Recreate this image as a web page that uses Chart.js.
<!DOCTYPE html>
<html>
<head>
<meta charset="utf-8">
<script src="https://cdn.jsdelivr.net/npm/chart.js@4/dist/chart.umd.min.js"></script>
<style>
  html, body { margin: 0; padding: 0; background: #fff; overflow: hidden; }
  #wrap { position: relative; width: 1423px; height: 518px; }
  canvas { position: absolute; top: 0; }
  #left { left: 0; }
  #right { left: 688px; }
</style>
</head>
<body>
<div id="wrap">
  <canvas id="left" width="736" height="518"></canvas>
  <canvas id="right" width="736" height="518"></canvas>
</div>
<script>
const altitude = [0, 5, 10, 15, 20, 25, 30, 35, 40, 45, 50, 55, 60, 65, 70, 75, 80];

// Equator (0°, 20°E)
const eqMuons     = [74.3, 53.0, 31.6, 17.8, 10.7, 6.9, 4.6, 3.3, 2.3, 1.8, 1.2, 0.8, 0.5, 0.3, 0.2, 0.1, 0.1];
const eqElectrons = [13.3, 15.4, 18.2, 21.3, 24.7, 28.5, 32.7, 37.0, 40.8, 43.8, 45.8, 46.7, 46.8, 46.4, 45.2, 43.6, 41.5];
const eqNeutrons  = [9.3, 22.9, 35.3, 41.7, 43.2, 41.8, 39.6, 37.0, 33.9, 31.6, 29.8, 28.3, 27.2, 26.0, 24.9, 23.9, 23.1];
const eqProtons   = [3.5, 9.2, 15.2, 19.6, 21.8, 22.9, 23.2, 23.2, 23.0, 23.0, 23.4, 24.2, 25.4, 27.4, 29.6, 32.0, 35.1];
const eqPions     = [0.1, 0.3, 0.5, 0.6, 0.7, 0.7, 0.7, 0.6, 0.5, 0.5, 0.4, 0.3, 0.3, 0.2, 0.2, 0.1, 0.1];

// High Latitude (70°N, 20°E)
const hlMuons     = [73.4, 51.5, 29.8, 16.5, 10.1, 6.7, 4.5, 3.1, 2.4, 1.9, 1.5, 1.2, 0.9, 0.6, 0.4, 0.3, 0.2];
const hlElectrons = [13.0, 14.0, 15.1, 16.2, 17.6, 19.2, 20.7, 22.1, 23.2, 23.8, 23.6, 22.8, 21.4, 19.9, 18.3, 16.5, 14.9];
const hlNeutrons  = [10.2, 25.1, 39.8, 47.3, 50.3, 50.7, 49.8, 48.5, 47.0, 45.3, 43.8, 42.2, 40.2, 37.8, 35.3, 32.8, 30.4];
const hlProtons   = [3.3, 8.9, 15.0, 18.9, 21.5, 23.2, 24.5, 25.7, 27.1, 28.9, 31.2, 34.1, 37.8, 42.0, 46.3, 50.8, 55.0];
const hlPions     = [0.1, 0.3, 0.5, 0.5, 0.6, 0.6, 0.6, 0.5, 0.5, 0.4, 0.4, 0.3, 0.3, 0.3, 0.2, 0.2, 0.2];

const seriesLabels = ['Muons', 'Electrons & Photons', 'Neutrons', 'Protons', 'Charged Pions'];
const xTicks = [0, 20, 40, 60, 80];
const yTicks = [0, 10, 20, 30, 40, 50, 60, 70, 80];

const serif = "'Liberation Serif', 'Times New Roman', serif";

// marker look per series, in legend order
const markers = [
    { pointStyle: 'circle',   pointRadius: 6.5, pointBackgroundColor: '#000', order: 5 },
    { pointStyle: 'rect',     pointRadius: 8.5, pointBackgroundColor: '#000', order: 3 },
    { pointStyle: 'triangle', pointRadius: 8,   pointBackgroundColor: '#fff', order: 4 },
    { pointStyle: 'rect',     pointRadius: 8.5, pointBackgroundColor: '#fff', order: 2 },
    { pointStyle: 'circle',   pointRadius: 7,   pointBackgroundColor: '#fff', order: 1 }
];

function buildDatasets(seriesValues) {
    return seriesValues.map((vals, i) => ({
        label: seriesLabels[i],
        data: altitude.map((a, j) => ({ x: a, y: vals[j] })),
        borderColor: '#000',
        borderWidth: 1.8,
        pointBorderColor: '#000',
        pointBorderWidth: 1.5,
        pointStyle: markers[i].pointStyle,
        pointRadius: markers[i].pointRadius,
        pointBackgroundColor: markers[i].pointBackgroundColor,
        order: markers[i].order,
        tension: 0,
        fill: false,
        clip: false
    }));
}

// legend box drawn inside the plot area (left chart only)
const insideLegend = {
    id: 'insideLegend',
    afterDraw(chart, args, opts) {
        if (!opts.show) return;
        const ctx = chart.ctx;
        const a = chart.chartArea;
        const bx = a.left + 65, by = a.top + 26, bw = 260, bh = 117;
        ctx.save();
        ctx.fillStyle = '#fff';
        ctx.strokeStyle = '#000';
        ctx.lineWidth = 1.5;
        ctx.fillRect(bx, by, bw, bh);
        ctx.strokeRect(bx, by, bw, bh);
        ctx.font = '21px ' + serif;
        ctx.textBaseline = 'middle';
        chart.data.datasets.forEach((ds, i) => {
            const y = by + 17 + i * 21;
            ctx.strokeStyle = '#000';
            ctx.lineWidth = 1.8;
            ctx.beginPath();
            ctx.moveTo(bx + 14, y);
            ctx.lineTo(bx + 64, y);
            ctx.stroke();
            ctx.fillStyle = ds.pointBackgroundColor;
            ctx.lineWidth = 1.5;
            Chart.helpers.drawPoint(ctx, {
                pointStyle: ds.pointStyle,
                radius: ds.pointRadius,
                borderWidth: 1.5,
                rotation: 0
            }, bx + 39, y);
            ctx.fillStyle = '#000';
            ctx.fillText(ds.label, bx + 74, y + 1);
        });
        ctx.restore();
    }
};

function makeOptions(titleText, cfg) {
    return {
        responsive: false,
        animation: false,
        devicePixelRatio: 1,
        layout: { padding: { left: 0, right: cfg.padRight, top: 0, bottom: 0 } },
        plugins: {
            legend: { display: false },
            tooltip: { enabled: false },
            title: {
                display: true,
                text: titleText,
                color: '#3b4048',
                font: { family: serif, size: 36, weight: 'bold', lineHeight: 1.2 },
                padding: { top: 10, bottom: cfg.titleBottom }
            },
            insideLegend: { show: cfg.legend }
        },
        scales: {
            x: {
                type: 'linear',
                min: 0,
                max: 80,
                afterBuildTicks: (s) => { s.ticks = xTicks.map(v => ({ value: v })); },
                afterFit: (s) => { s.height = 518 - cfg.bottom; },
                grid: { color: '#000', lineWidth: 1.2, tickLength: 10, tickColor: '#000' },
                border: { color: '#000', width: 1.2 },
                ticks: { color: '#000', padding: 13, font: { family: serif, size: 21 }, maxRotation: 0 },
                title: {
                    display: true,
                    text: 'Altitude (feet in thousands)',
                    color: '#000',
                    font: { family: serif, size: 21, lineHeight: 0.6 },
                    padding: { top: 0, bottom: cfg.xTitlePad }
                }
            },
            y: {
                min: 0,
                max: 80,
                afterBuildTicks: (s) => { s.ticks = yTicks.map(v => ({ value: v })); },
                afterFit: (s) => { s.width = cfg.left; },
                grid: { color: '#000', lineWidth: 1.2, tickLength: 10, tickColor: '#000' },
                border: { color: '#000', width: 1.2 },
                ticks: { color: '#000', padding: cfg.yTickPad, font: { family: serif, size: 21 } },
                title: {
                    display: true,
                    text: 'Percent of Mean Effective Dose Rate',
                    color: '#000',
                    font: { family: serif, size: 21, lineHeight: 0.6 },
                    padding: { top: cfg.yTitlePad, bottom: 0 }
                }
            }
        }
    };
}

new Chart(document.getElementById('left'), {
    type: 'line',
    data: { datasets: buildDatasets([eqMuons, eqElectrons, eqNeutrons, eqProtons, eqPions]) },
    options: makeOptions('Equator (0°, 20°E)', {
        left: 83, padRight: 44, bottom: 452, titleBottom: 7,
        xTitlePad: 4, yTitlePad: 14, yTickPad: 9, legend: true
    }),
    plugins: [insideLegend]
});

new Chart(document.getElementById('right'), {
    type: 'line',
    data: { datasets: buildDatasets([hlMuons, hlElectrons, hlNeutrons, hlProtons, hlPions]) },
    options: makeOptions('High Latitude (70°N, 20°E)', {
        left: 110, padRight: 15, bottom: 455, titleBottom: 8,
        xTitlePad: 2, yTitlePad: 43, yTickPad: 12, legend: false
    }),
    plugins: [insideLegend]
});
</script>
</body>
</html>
^^^^^^^^
THE PROBLEM:
Return, please, the lines of the data from the first through the line containing "70, 75, 80];", both kept, exactly as they stand and nothing more.

RESULT:
Recreate this image as a web page that uses Chart.js.
<!DOCTYPE html>
<html>
<head>
<meta charset="utf-8">
<script src="https://cdn.jsdelivr.net/npm/chart.js@4/dist/chart.umd.min.js"></script>
<style>
  html, body { margin: 0; padding: 0; background: #fff; overflow: hidden; }
  #wrap { position: relative; width: 1423px; height: 518px; }
  canvas { position: absolute; top: 0; }
  #left { left: 0; }
  #right { left: 688px; }
</style>
</head>
<body>
<div id="wrap">
  <canvas id="left" width="736" height="518"></canvas>
  <canvas id="right" width="736" height="518"></canvas>
</div>
<script>
const altitude = [0, 5, 10, 15, 20, 25, 30, 35, 40, 45, 50, 55, 60, 65, 70, 75, 80];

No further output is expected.